Recently, though, researchers found a twist where “prove you’re human” quietly turns into “run up an international phone bill.” The research describes an International Revenue Share Fraud (IRSF) campaign. IRSF, also known as SMS pumping fraud, abuses the complex pricing structures of international calls and SMS traffic to generate revenue by inflating message volume to particular destinations.
Instead of installing malware on the victim’s device, the scam exploits how telecom billing and affiliate networks work, turning ordinary web traffic into premium SMS revenue for cybercriminals.
How it works
A typical flow for the scam looks like this:
- Victims arrive via malvertising or TDS redirects, often from typosquatted telecom domains, onto a page that looks like a basic image‑selection or quiz CAPTCHA.
- To “continue,” they’re prompted to tap a button that opens their SMS app with a prefilled message and recipient list.

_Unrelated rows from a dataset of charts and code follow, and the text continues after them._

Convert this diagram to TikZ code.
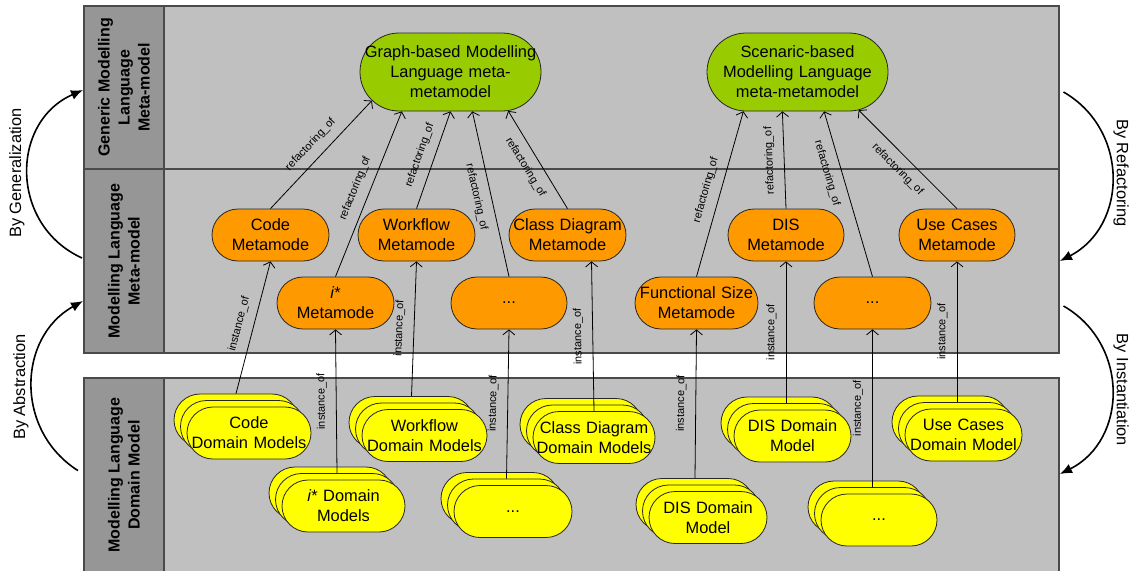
\documentclass[tikz,border=0pt]{standalone}
\usepackage{fontspec}
\setmainfont{Liberation Sans}
\usetikzlibrary{shapes.misc,arrows.meta}

\definecolor{panelfill}{HTML}{C0C0C0}
\definecolor{headfill}{HTML}{969696}
\definecolor{panelline}{HTML}{4A4A4A}
\definecolor{metagreen}{HTML}{99CC00}
\definecolor{metaorange}{HTML}{FF9900}
\definecolor{modelyellow}{HTML}{FFFF00}
\definecolor{shapeline}{HTML}{262626}

\newcommand\ndfont{\fontsize{16.4}{20}\selectfont}
% a centred line that may run past the shape's text box
\newcommand\zl[1]{\makebox[0pt]{#1}}
% three stacked domain-model pills: name, x, y, width, text
\newcommand\ystack[5]{%
  \node[dm, minimum width=#4pt] (#1-b) at (#2-13,#3-13) {};
  \node[dm, minimum width=#4pt] (#1-m) at (#2-6.5,#3-6.5) {};
  \node[dm, minimum width=#4pt] (#1) at (#2,#3) {#5};
}

\begin{document}
\begin{tikzpicture}[x=1pt,y=-1pt,
  border/.style={draw=panelline, line width=1.4pt},
  hdr/.style={rotate=90, align=center, inner sep=0pt,
    font=\bfseries\fontsize{16}{20}\selectfont},
  side/.style={font=\ndfont, inner sep=0pt},
  pill/.style={rounded rectangle, draw=shapeline, line width=0.8pt,
    inner sep=0pt, text width=4pt, align=center, font=\ndfont},
  gmm/.style={pill, fill=metagreen, minimum width=181pt, minimum height=78pt},
  mm/.style={pill, fill=metaorange, minimum width=117pt, minimum height=52pt},
  dm/.style={pill, fill=modelyellow, minimum height=52pt},
  conn/.style={draw=black, line width=0.8pt,
    -{Straight Barb[length=5pt,width=12pt,line width=0.8pt]}},
  lbl/.style={font=\fontsize{11}{13}\selectfont, sloped, inner sep=0pt},
  cycle/.style={draw=black, line width=1.6pt,
    -{Latex[length=12pt,width=10pt]}}
]
\useasboundingbox (0,0) rectangle (1131,570);

% layer panels
\fill[panelfill] (84,6) rectangle (1059,353);
\fill[headfill] (84,6) rectangle (164,353);
\draw[border] (84,6) rectangle (1059,353);
\draw[border] (84,169) -- (1059,169);
\draw[border] (164,6) -- (164,353);

\fill[panelfill] (84,378) rectangle (1059,575);
\fill[headfill] (84,378) rectangle (164,575);
\draw[border] (84,575) -- (84,378) -- (1059,378) -- (1059,575);
\draw[border] (164,378) -- (164,575);

\node[hdr] (hdr-gen) at (124,87.5) {Generic Modelling\\Language\\Meta-model};
\node[hdr] (hdr-meta) at (124,261) {Modelling Language\\Meta-model};
\node[hdr] (hdr-dom) at (124,475) {Modelling Language\\Domain Model};

% cycle arrows and their captions
\draw[cycle] (82,258) .. controls (9.5,225) and (10,122) .. (83,90);
\draw[cycle] (78,470.6) .. controls (14.8,430.6) and (17.2,337.6) .. (83,301);
\draw[cycle] (1063.5,92) .. controls (1129.5,130) and (1127.8,226) .. (1060,261);
\draw[cycle] (1063.5,306) .. controls (1129.5,344) and (1127.8,440) .. (1060,474);

\node[side, rotate=90] (by-gen) at (17,173) {By Generalization};
\node[side, rotate=90] (by-abs) at (21,387) {By Abstraction};
\node[side, rotate=-90] (by-ref) at (1121,173) {By Refactoring};
\node[side, rotate=-90] (by-ins) at (1121,390) {By Instantiation};

% meta-metamodels
\node[gmm] (g1) at (450.5,72) {\zl{Graph-based Modelling}\\\zl{Language meta-}\\\zl{metamodel}};
\node[gmm] (g2) at (797.5,72) {\zl{Scenaric-based}\\\zl{Modelling Language}\\\zl{meta-metamodel}};

% metamodels
\node[mm] (cmm) at (270.5,235) {\zl{Code}\\\zl{Metamode}};
\node[mm] (wmm) at (416.5,235) {\zl{Workflow}\\\zl{Metamode}};
\node[mm] (clmm) at (567.5,235) {\zl{Class Diagram}\\\zl{Metamode}};
\node[mm] (imm) at (335.5,303) {\zl{\textit{i}*}\\\zl{Metamode}};
\node[mm, minimum width=116pt] (dmm) at (509,303) {\zl{...}};
\node[mm, minimum width=123pt] (fsmm) at (696.5,303) {\zl{Functional Size}\\\zl{Metamode}};
\node[mm, minimum width=116pt] (dismm) at (786,235) {\zl{DIS}\\\zl{Metamode}};
\node[mm] (d2mm) at (872.5,303) {\zl{...}};
\node[mm, minimum width=116pt] (ucmm) at (957,235) {\zl{Use Cases}\\\zl{Metamode}};

% domain models
\ystack{cdm}{249}{433}{124}{\zl{Code}\\\zl{Domain Models}}
\ystack{idm}{343.5}{506}{123}{\zl{\textit{i}* Domain}\\\zl{Models}}
\ystack{wdm}{424.5}{435.5}{125}{\zl{Workflow}\\\zl{Domain Models}}
\ystack{ddm}{513}{511.5}{118}{\zl{...}}
\ystack{cldm}{594}{437.5}{122}{\zl{Class Diagram}\\\zl{Domain Models}}
\ystack{fdm}{708}{517.5}{118}{\zl{DIS Domain}\\\zl{Model}}
\ystack{disdm}{792.5}{436}{117}{\zl{DIS Domain}\\\zl{Model}}
\ystack{d2dm}{879}{520}{116}{\zl{...}}
\ystack{ucdm}{963.5}{435}{117}{\zl{Use Cases}\\\zl{Domain Model}}

% instance_of connectors
\draw[conn] (cdm-b.north) -- node[lbl, allow upside down, above=9pt] {instance\_of} (cmm.south);
\draw[conn] (idm-m.north) -- node[lbl, allow upside down, above=9pt] {instance\_of} (imm.south);
\draw[conn] (wdm-b.north) -- node[lbl, allow upside down, above=9pt] {instance\_of} (wmm.south);
\draw[conn] (ddm-m.north) -- node[lbl, allow upside down, above=9pt] {instance\_of} (dmm.south);
\draw[conn] (cldm.north) -- node[lbl, allow upside down, above=9pt] {instance\_of} ([xshift=24pt]clmm.south);
\draw[conn] (fdm-b.north) -- node[lbl, allow upside down, above=9pt] {instance\_of} (fsmm.south);
\draw[conn] (disdm-m.north) -- node[lbl, allow upside down, above=9pt] {instance\_of} (dismm.south);
\draw[conn] (d2dm-m.north) -- node[lbl, allow upside down, above=9pt] {instance\_of} (d2mm.south);
\draw[conn] (ucdm-m.north) -- node[lbl, allow upside down, above=9pt] {instance\_of} (ucmm.south);

% refactoring_of connectors
\draw[conn] (cmm.north) -- node[lbl, above=9pt] {refactoring\_of} (g1.200);
\draw[conn] (imm.north) -- node[lbl, above=9pt] {refactoring\_of} (g1.219);
\draw[conn] (wmm.north) -- node[lbl, above=9pt] {refactoring\_of} (g1.south);
\draw[conn] (dmm.north) -- node[lbl, below=9pt] {refactoring\_of} (g1.299);
\draw[conn] (clmm.north) -- node[lbl, below=9pt] {refactoring\_of} (g1.326);
\draw[conn] (fsmm.north) -- node[lbl, above=9pt] {refactoring\_of} (g2.216);
\draw[conn] (dismm.north) -- node[lbl, allow upside down, above=9pt] {refactoring\_of} (g2.249);
\draw[conn] (d2mm.north) -- node[lbl, pos=0.65, below=9pt] {refactoring\_of} (g2.304);
\draw[conn] (ucmm.north) -- node[lbl, below=9pt] {refactoring\_of} (g2.328);
\end{tikzpicture}
\end{document}
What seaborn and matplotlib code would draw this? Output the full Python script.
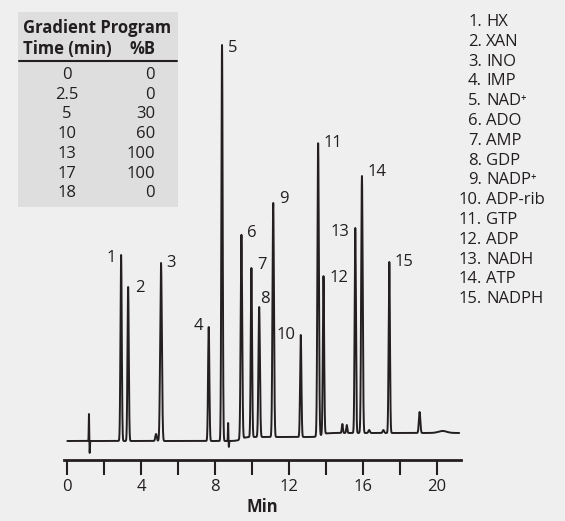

- This isn’t one SMS to one number. The fake CAPTCHA runs through multiple steps, and each message is preconfigured with more than a dozen international numbers across 17 countries known for high termination fees, including Azerbaijan, Myanmar, and Egypt.
On a typical consumer plan, that can translate to roughly $30 in international SMS charges per person, with a slice of the termination fees flowing back to the attacker via revenue‑sharing agreements.
To keep you from simply backing out, the pages deploy dedicated back‑button hijacking. JavaScript rewrites browser history and bounces you back to the scam when you try to leave. The researchers also found the campaign was plugged into a Click2SMS‑style affiliate network that advertises “all kinds of traffic allowed” and carrier billing, effectively packaging IRSF as another monetization option for shady publishers.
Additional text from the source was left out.